In other items on the agenda, the board:

PRESENTED plaques to members of the Wright County Highway Department after winning two awards from the Minnesota Asphalt Pavement Association for road projects on CSAH 75 and CSAH 10. Of the 87 counties in Minnesota, only three such awards were available and Wright County won two of them.

ACCEPTED the low bid of $35,497 from Ernst General Construction for the remodeling of the former sheriff’s department area of the county courthouse.

APPROVED a detour agreement with MnDOT for road life that will be consumed on CSAH 36 and CSAH 19 for the I-94 design-build project.

SET a committee of the whole meeting for 11 a.m. Tuesday, May 20 to discuss stronger enforcement to bring non-conforming feedlots into operational compliance with the county’s feedlot ordinance.

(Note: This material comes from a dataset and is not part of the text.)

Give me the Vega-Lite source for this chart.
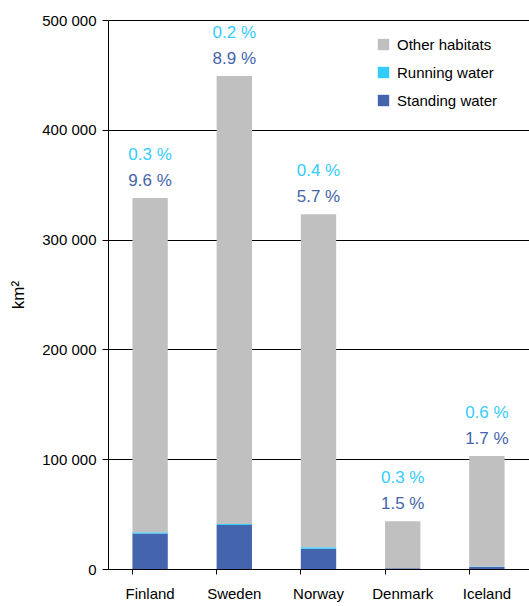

APPROVED installation of carp fences during the spring on County Ditch 10 near Lake

Ann. Carp have been using the ditch system to get into the lake during spawning season. It is hoped that the installation of the fences will keep the invasive fish species from spreading further in the lake.

APPROVED a request to add an additional five years to the loan given through the Wright County Economic Development Partnership to Cinch Systems of St. Michael. A balloon payment was scheduled for April and the request was made to extend the loan, which was already approved by the bank involved with the loan and the St. Michael Economic Development Partnership.